GAY MARRIAGES—MITCHELL COMMENTS SORT OF
    Everywhere Ministers of the Government go there is a trap waiting on the question of gay marriages in The Bahamas.  It is an artificially created issue in The Bahamas.  This is a matter which came up out of the blue at the Independence anniversary service on Sunday 5th July by the President of the Bahamas Christian Council.  Most Ministers have studiously avoided the topic.  Fred Mitchell happened to be on the radio talk show Issues of the Day only to be blindsided by the question what is the position on gay marriages.  The Minister according to the Bahama Journal was nudged into a clipped comment on the issue.  Here is what he said in his own words:  “My view is that the position is really clear.  Marion Bethel wrote a letter that I saw in the press that said there is no issue on the matter pending; there is none under consideration.  It is really not an issue at all.”  The Minister’s remarks were made on Wednesday 30th August and reported in the Journal on Thursday 31st August.
 

THE FUTURE FOR THE PRIVY COUNCIL
    The British Government has published its much anticipated paper on the future of the Courts in Britain, which will now lead to the abolition of the House of Lords as a final Court of Appeal in Britain.  The Supreme Court is to become the ultimate Court in the United Kingdom.  Of importance to The Bahamas is the Judicial Committee of the Privy Council made up of the Lords of Appeal in Ordinary; that is a special group of the Law Lords in Britain’s House of Lords.   Some had argued that the paper would herald the abolition of the Privy Council as the final court of appeal for some Commonwealth countries.  There are said to be about 70 cases per year before that body.
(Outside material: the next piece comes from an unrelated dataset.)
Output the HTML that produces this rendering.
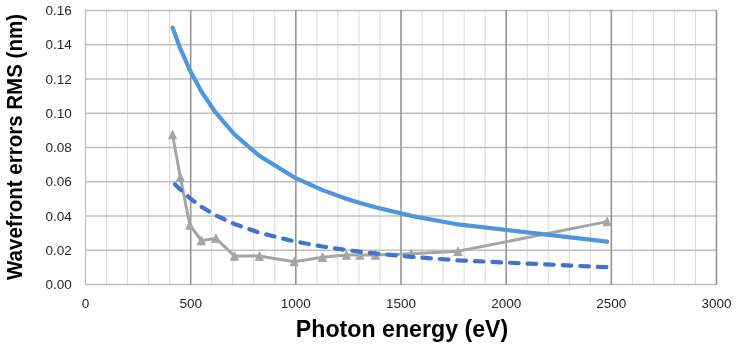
<!DOCTYPE html>
<html><head><meta charset="utf-8"><style>
html,body{margin:0;padding:0;background:#fff;}
body{width:736px;height:350px;overflow:hidden;font-family:"Liberation Sans",sans-serif;}
svg{display:block;will-change:transform;}
</style></head><body>
<svg width="736" height="350" viewBox="0 0 736 350">
<rect width="736" height="350" fill="#fff"/>
<line x1="106.53" y1="10.50" x2="106.53" y2="284.50" stroke="#d9d9d9" stroke-width="1"/>
<line x1="127.57" y1="10.50" x2="127.57" y2="284.50" stroke="#d9d9d9" stroke-width="1"/>
<line x1="148.60" y1="10.50" x2="148.60" y2="284.50" stroke="#d9d9d9" stroke-width="1"/>
<line x1="169.63" y1="10.50" x2="169.63" y2="284.50" stroke="#d9d9d9" stroke-width="1"/>
<line x1="211.70" y1="10.50" x2="211.70" y2="284.50" stroke="#d9d9d9" stroke-width="1"/>
<line x1="232.73" y1="10.50" x2="232.73" y2="284.50" stroke="#d9d9d9" stroke-width="1"/>
<line x1="253.77" y1="10.50" x2="253.77" y2="284.50" stroke="#d9d9d9" stroke-width="1"/>
<line x1="274.80" y1="10.50" x2="274.80" y2="284.50" stroke="#d9d9d9" stroke-width="1"/>
<line x1="316.87" y1="10.50" x2="316.87" y2="284.50" stroke="#d9d9d9" stroke-width="1"/>
<line x1="337.90" y1="10.50" x2="337.90" y2="284.50" stroke="#d9d9d9" stroke-width="1"/>
<line x1="358.93" y1="10.50" x2="358.93" y2="284.50" stroke="#d9d9d9" stroke-width="1"/>
<line x1="379.97" y1="10.50" x2="379.97" y2="284.50" stroke="#d9d9d9" stroke-width="1"/>
<line x1="422.03" y1="10.50" x2="422.03" y2="284.50" stroke="#d9d9d9" stroke-width="1"/>
<line x1="443.07" y1="10.50" x2="443.07" y2="284.50" stroke="#d9d9d9" stroke-width="1"/>
<line x1="464.10" y1="10.50" x2="464.10" y2="284.50" stroke="#d9d9d9" stroke-width="1"/>
<line x1="485.13" y1="10.50" x2="485.13" y2="284.50" stroke="#d9d9d9" stroke-width="1"/>
<line x1="527.20" y1="10.50" x2="527.20" y2="284.50" stroke="#d9d9d9" stroke-width="1"/>
<line x1="548.23" y1="10.50" x2="548.23" y2="284.50" stroke="#d9d9d9" stroke-width="1"/>
<line x1="569.27" y1="10.50" x2="569.27" y2="284.50" stroke="#d9d9d9" stroke-width="1"/>
<line x1="590.30" y1="10.50" x2="590.30" y2="284.50" stroke="#d9d9d9" stroke-width="1"/>
<line x1="632.37" y1="10.50" x2="632.37" y2="284.50" stroke="#d9d9d9" stroke-width="1"/>
<line x1="653.40" y1="10.50" x2="653.40" y2="284.50" stroke="#d9d9d9" stroke-width="1"/>
<line x1="674.43" y1="10.50" x2="674.43" y2="284.50" stroke="#d9d9d9" stroke-width="1"/>
<line x1="695.47" y1="10.50" x2="695.47" y2="284.50" stroke="#d9d9d9" stroke-width="1"/>
<line x1="85.00" y1="284.50" x2="717.00" y2="284.50" stroke="#bfbfbf" stroke-width="1.3"/>
<line x1="85.00" y1="250.25" x2="717.00" y2="250.25" stroke="#bfbfbf" stroke-width="1.3"/>
<line x1="85.00" y1="216.00" x2="717.00" y2="216.00" stroke="#bfbfbf" stroke-width="1.3"/>
<line x1="85.00" y1="181.75" x2="717.00" y2="181.75" stroke="#bfbfbf" stroke-width="1.3"/>
<line x1="85.00" y1="147.50" x2="717.00" y2="147.50" stroke="#bfbfbf" stroke-width="1.3"/>
<line x1="85.00" y1="113.25" x2="717.00" y2="113.25" stroke="#bfbfbf" stroke-width="1.3"/>
<line x1="85.00" y1="79.00" x2="717.00" y2="79.00" stroke="#bfbfbf" stroke-width="1.3"/>
<line x1="85.00" y1="44.75" x2="717.00" y2="44.75" stroke="#bfbfbf" stroke-width="1.3"/>
<line x1="85.00" y1="10.50" x2="717.00" y2="10.50" stroke="#bfbfbf" stroke-width="1.3"/>
<line x1="85.50" y1="10.00" x2="85.50" y2="285.00" stroke="#bfbfbf" stroke-width="1.3"/>
<line x1="190.67" y1="10.00" x2="190.67" y2="285.00" stroke="#959595" stroke-width="1.6"/>
<line x1="295.83" y1="10.00" x2="295.83" y2="285.00" stroke="#959595" stroke-width="1.6"/>
<line x1="401.00" y1="10.00" x2="401.00" y2="285.00" stroke="#959595" stroke-width="1.6"/>
<line x1="506.17" y1="10.00" x2="506.17" y2="285.00" stroke="#959595" stroke-width="1.6"/>
<line x1="611.33" y1="10.00" x2="611.33" y2="285.00" stroke="#959595" stroke-width="1.6"/>
<line x1="716.50" y1="10.00" x2="716.50" y2="285.00" stroke="#959595" stroke-width="1.6"/>
<polyline points="172.58,134.66 180.36,177.47 189.83,225.08 201.39,240.49 215.91,238.43 234.42,256.07 259.45,256.07 294.15,261.72 322.55,257.27 346.31,255.05 359.99,255.05 375.34,255.05 411.52,253.68 458.00,251.28 607.13,221.65" fill="none" stroke="#a5a5a5" stroke-width="3" stroke-linejoin="round" stroke-linecap="round"/>
<path d="M172.58,130.56 L176.48,138.76 L168.68,138.76 Z" fill="#a5a5a5" stroke="#a5a5a5" stroke-width="1.1" stroke-linejoin="round"/>
<path d="M180.36,173.37 L184.26,181.57 L176.46,181.57 Z" fill="#a5a5a5" stroke="#a5a5a5" stroke-width="1.1" stroke-linejoin="round"/>
<path d="M189.83,220.98 L193.73,229.18 L185.93,229.18 Z" fill="#a5a5a5" stroke="#a5a5a5" stroke-width="1.1" stroke-linejoin="round"/>
<path d="M201.39,236.39 L205.29,244.59 L197.49,244.59 Z" fill="#a5a5a5" stroke="#a5a5a5" stroke-width="1.1" stroke-linejoin="round"/>
<path d="M215.91,234.33 L219.81,242.53 L212.01,242.53 Z" fill="#a5a5a5" stroke="#a5a5a5" stroke-width="1.1" stroke-linejoin="round"/>
<path d="M234.42,251.97 L238.32,260.17 L230.52,260.17 Z" fill="#a5a5a5" stroke="#a5a5a5" stroke-width="1.1" stroke-linejoin="round"/>
<path d="M259.45,251.97 L263.35,260.17 L255.55,260.17 Z" fill="#a5a5a5" stroke="#a5a5a5" stroke-width="1.1" stroke-linejoin="round"/>
<path d="M294.15,257.62 L298.05,265.82 L290.25,265.82 Z" fill="#a5a5a5" stroke="#a5a5a5" stroke-width="1.1" stroke-linejoin="round"/>
<path d="M322.55,253.17 L326.45,261.37 L318.65,261.37 Z" fill="#a5a5a5" stroke="#a5a5a5" stroke-width="1.1" stroke-linejoin="round"/>
<path d="M346.31,250.95 L350.21,259.15 L342.41,259.15 Z" fill="#a5a5a5" stroke="#a5a5a5" stroke-width="1.1" stroke-linejoin="round"/>
<path d="M359.99,250.95 L363.88,259.15 L356.09,259.15 Z" fill="#a5a5a5" stroke="#a5a5a5" stroke-width="1.1" stroke-linejoin="round"/>
<path d="M375.34,250.95 L379.24,259.15 L371.44,259.15 Z" fill="#a5a5a5" stroke="#a5a5a5" stroke-width="1.1" stroke-linejoin="round"/>
<path d="M411.52,249.58 L415.42,257.78 L407.62,257.78 Z" fill="#a5a5a5" stroke="#a5a5a5" stroke-width="1.1" stroke-linejoin="round"/>
<path d="M458.00,247.18 L461.90,255.38 L454.10,255.38 Z" fill="#a5a5a5" stroke="#a5a5a5" stroke-width="1.1" stroke-linejoin="round"/>
<path d="M607.13,217.55 L611.03,225.75 L603.23,225.75 Z" fill="#a5a5a5" stroke="#a5a5a5" stroke-width="1.1" stroke-linejoin="round"/>
<polyline points="172.58,27.62 180.36,48.70 189.83,70.09 201.39,91.49 215.91,112.97 234.42,134.29 259.45,155.91 294.15,177.30 322.55,190.14 346.31,198.74 359.99,203.01 375.34,207.33 411.52,215.89 458.00,224.45 607.13,241.62" fill="none" stroke="#4f96dc" stroke-width="4.2" stroke-linejoin="round" stroke-linecap="round"/>
<polyline points="172.58,182.09 180.36,189.57 189.83,198.18 201.39,206.80 215.91,215.45 234.42,224.03 259.45,232.73 294.15,241.34 322.55,246.51 346.31,249.97 359.99,251.69 375.34,253.43 411.52,256.88 458.00,260.33 607.13,267.24" fill="none" stroke="#4274cf" stroke-width="4.2" stroke-linejoin="round" stroke-linecap="round" stroke-dasharray="8.6 8.97" stroke-dashoffset="-3.3"/>
<text x="71.8" y="289.00" text-anchor="end" font-family="Liberation Sans, sans-serif" font-size="13.5" fill="#262626">0.00</text>
<text x="71.8" y="254.75" text-anchor="end" font-family="Liberation Sans, sans-serif" font-size="13.5" fill="#262626">0.02</text>
<text x="71.8" y="220.50" text-anchor="end" font-family="Liberation Sans, sans-serif" font-size="13.5" fill="#262626">0.04</text>
<text x="71.8" y="186.25" text-anchor="end" font-family="Liberation Sans, sans-serif" font-size="13.5" fill="#262626">0.06</text>
<text x="71.8" y="152.00" text-anchor="end" font-family="Liberation Sans, sans-serif" font-size="13.5" fill="#262626">0.08</text>
<text x="71.8" y="117.75" text-anchor="end" font-family="Liberation Sans, sans-serif" font-size="13.5" fill="#262626">0.10</text>
<text x="71.8" y="83.50" text-anchor="end" font-family="Liberation Sans, sans-serif" font-size="13.5" fill="#262626">0.12</text>
<text x="71.8" y="49.25" text-anchor="end" font-family="Liberation Sans, sans-serif" font-size="13.5" fill="#262626">0.14</text>
<text x="71.8" y="15.00" text-anchor="end" font-family="Liberation Sans, sans-serif" font-size="13.5" fill="#262626">0.16</text>
<text x="85.50" y="307.5" text-anchor="middle" font-family="Liberation Sans, sans-serif" font-size="13.5" fill="#262626">0</text>
<text x="190.67" y="307.5" text-anchor="middle" font-family="Liberation Sans, sans-serif" font-size="13.5" fill="#262626">500</text>
<text x="295.83" y="307.5" text-anchor="middle" font-family="Liberation Sans, sans-serif" font-size="13.5" fill="#262626">1000</text>
<text x="401.00" y="307.5" text-anchor="middle" font-family="Liberation Sans, sans-serif" font-size="13.5" fill="#262626">1500</text>
<text x="506.17" y="307.5" text-anchor="middle" font-family="Liberation Sans, sans-serif" font-size="13.5" fill="#262626">2000</text>
<text x="611.33" y="307.5" text-anchor="middle" font-family="Liberation Sans, sans-serif" font-size="13.5" fill="#262626">2500</text>
<text x="716.50" y="307.5" text-anchor="middle" font-family="Liberation Sans, sans-serif" font-size="13.5" fill="#262626">3000</text>
<text x="295.8" y="337.2" font-family="Liberation Sans, sans-serif" font-weight="bold" font-size="23.5" fill="#000" textLength="212.5" lengthAdjust="spacingAndGlyphs">Photon energy (eV)</text>
<text transform="translate(21.8,280) rotate(-90)" x="0" y="0" font-family="Liberation Sans, sans-serif" font-weight="bold" font-size="21.2" fill="#000" textLength="266" lengthAdjust="spacingAndGlyphs">Wavefront errors RMS (nm)</text>
</svg>
</body></html>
    The British have decided that they will keep the Privy Council and that it is to be manned by the judges from the new Supreme Court.  That will be a welcome relief to the human rights community in The Bahamas and elsewhere that oppose the creation of the Caribbean Court of Justice (CCJ) that the CARICOM wants to replace the Privy Council.  The most recent arguments by the CCJ’s proponents is that the British will be abolishing the Privy Council in about three years.  No such luck.  The British have obviously decided that notwithstanding the pull toward Europe there is still money making and prestige in the Privy Council business.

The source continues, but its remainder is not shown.